## Your objective
Output the material exactly, but drop every image it holds.

## Data
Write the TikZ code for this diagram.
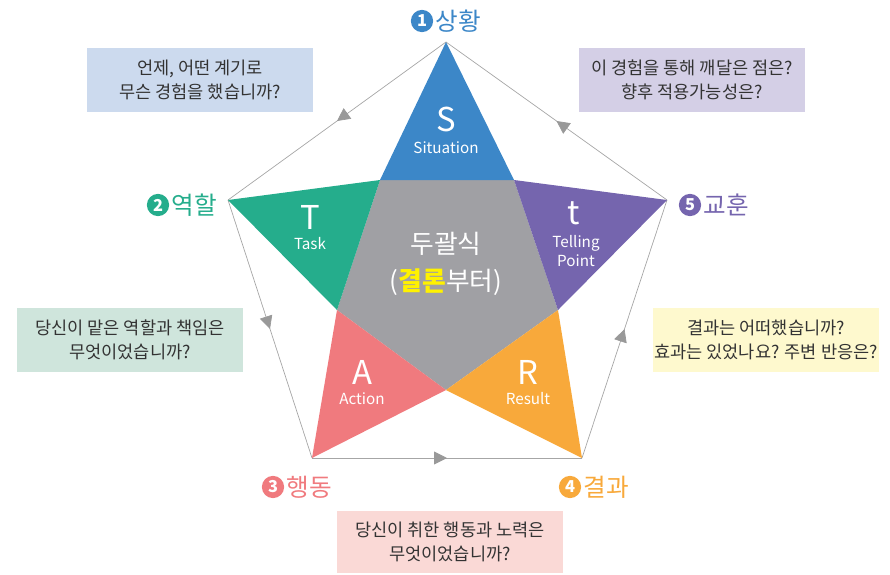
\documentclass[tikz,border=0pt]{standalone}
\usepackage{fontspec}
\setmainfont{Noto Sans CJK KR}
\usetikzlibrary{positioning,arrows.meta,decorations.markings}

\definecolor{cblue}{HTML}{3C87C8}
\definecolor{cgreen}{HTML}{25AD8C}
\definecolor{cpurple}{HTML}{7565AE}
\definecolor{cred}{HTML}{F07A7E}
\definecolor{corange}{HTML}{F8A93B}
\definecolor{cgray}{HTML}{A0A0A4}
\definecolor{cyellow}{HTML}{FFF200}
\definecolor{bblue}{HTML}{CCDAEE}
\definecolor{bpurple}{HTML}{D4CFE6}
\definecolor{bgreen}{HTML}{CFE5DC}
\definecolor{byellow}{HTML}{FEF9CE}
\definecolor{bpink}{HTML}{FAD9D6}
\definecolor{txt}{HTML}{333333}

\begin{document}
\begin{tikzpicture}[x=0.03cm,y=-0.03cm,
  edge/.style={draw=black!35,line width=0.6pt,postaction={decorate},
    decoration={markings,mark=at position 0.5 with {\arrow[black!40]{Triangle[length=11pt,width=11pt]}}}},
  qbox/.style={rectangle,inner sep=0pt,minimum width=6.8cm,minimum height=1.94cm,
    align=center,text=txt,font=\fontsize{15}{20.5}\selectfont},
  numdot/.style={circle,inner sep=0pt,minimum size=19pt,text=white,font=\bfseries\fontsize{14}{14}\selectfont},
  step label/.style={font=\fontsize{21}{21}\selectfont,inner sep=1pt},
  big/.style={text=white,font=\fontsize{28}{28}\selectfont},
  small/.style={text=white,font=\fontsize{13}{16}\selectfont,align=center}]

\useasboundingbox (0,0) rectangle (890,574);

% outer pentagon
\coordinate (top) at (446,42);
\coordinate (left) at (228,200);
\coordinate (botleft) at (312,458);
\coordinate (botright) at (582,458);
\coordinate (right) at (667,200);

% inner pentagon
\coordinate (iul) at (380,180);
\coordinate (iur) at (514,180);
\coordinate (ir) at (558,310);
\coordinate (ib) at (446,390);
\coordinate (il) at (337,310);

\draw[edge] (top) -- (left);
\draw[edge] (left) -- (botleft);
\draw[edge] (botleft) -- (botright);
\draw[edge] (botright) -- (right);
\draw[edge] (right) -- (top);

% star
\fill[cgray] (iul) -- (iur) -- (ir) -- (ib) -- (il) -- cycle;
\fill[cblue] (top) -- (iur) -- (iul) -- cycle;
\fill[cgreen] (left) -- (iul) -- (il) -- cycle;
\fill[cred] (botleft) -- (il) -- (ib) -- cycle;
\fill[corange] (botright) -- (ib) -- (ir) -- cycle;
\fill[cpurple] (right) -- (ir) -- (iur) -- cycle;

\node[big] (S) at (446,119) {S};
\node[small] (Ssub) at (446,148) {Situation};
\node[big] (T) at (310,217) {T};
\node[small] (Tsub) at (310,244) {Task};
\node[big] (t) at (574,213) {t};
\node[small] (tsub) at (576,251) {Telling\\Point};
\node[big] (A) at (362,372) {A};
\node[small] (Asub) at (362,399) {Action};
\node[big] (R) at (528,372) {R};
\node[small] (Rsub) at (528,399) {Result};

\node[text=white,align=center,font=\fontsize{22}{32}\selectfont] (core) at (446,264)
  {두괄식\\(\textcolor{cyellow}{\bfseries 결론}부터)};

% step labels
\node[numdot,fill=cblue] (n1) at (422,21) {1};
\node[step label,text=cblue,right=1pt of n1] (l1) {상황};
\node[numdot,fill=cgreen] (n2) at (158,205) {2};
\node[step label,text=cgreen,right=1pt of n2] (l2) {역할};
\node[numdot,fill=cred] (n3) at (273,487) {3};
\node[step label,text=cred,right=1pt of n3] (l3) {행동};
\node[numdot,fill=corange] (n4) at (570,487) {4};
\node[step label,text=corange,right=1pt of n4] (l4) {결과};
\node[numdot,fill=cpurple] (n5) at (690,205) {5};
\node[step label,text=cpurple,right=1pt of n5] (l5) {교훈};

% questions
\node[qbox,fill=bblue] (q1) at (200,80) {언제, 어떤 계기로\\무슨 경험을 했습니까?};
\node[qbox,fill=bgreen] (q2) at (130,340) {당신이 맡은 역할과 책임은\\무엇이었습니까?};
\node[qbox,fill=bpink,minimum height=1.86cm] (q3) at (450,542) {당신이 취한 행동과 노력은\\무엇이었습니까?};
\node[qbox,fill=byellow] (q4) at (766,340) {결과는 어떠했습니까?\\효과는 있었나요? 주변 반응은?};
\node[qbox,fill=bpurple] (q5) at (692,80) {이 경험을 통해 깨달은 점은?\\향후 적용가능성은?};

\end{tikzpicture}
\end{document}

## Solution for this exercise
Write the TikZ code for this diagram.
\documentclass[tikz,border=0pt]{standalone}
\usepackage{fontspec}
\setmainfont{Noto Sans CJK KR}
\usetikzlibrary{positioning,arrows.meta,decorations.markings}

\definecolor{cblue}{HTML}{3C87C8}
\definecolor{cgreen}{HTML}{25AD8C}
\definecolor{cpurple}{HTML}{7565AE}
\definecolor{cred}{HTML}{F07A7E}
\definecolor{corange}{HTML}{F8A93B}
\definecolor{cgray}{HTML}{A0A0A4}
\definecolor{cyellow}{HTML}{FFF200}
\definecolor{bblue}{HTML}{CCDAEE}
\definecolor{bpurple}{HTML}{D4CFE6}
\definecolor{bgreen}{HTML}{CFE5DC}
\definecolor{byellow}{HTML}{FEF9CE}
\definecolor{bpink}{HTML}{FAD9D6}
\definecolor{txt}{HTML}{333333}

\begin{document}
\begin{tikzpicture}[x=0.03cm,y=-0.03cm,
  edge/.style={draw=black!35,line width=0.6pt,postaction={decorate},
    decoration={markings,mark=at position 0.5 with {\arrow[black!40]{Triangle[length=11pt,width=11pt]}}}},
  qbox/.style={rectangle,inner sep=0pt,minimum width=6.8cm,minimum height=1.94cm,
    align=center,text=txt,font=\fontsize{15}{20.5}\selectfont},
  numdot/.style={circle,inner sep=0pt,minimum size=19pt,text=white,font=\bfseries\fontsize{14}{14}\selectfont},
  step label/.style={font=\fontsize{21}{21}\selectfont,inner sep=1pt},
  big/.style={text=white,font=\fontsize{28}{28}\selectfont},
  small/.style={text=white,font=\fontsize{13}{16}\selectfont,align=center}]

\useasboundingbox (0,0) rectangle (890,574);

% outer pentagon
\coordinate (top) at (446,42);
\coordinate (left) at (228,200);
\coordinate (botleft) at (312,458);
\coordinate (botright) at (582,458);
\coordinate (right) at (667,200);

% inner pentagon
\coordinate (iul) at (380,180);
\coordinate (iur) at (514,180);
\coordinate (ir) at (558,310);
\coordinate (ib) at (446,390);
\coordinate (il) at (337,310);

\draw[edge] (top) -- (left);
\draw[edge] (left) -- (botleft);
\draw[edge] (botleft) -- (botright);
\draw[edge] (botright) -- (right);
\draw[edge] (right) -- (top);

% star
\fill[cgray] (iul) -- (iur) -- (ir) -- (ib) -- (il) -- cycle;
\fill[cblue] (top) -- (iur) -- (iul) -- cycle;
\fill[cgreen] (left) -- (iul) -- (il) -- cycle;
\fill[cred] (botleft) -- (il) -- (ib) -- cycle;
\fill[corange] (botright) -- (ib) -- (ir) -- cycle;
\fill[cpurple] (right) -- (ir) -- (iur) -- cycle;

\node[big] (S) at (446,119) {S};
\node[small] (Ssub) at (446,148) {Situation};
\node[big] (T) at (310,217) {T};
\node[small] (Tsub) at (310,244) {Task};
\node[big] (t) at (574,213) {t};
\node[small] (tsub) at (576,251) {Telling\\Point};
\node[big] (A) at (362,372) {A};
\node[small] (Asub) at (362,399) {Action};
\node[big] (R) at (528,372) {R};
\node[small] (Rsub) at (528,399) {Result};

\node[text=white,align=center,font=\fontsize{22}{32}\selectfont] (core) at (446,264)
  {두괄식\\(\textcolor{cyellow}{\bfseries 결론}부터)};

% step labels
\node[numdot,fill=cblue] (n1) at (422,21) {1};
\node[step label,text=cblue,right=1pt of n1] (l1) {상황};
\node[numdot,fill=cgreen] (n2) at (158,205) {2};
\node[step label,text=cgreen,right=1pt of n2] (l2) {역할};
\node[numdot,fill=cred] (n3) at (273,487) {3};
\node[step label,text=cred,right=1pt of n3] (l3) {행동};
\node[numdot,fill=corange] (n4) at (570,487) {4};
\node[step label,text=corange,right=1pt of n4] (l4) {결과};
\node[numdot,fill=cpurple] (n5) at (690,205) {5};
\node[step label,text=cpurple,right=1pt of n5] (l5) {교훈};

% questions
\node[qbox,fill=bblue] (q1) at (200,80) {언제, 어떤 계기로\\무슨 경험을 했습니까?};
\node[qbox,fill=bgreen] (q2) at (130,340) {당신이 맡은 역할과 책임은\\무엇이었습니까?};
\node[qbox,fill=bpink,minimum height=1.86cm] (q3) at (450,542) {당신이 취한 행동과 노력은\\무엇이었습니까?};
\node[qbox,fill=byellow] (q4) at (766,340) {결과는 어떠했습니까?\\효과는 있었나요? 주변 반응은?};
\node[qbox,fill=bpurple] (q5) at (692,80) {이 경험을 통해 깨달은 점은?\\향후 적용가능성은?};

\end{tikzpicture}
\end{document}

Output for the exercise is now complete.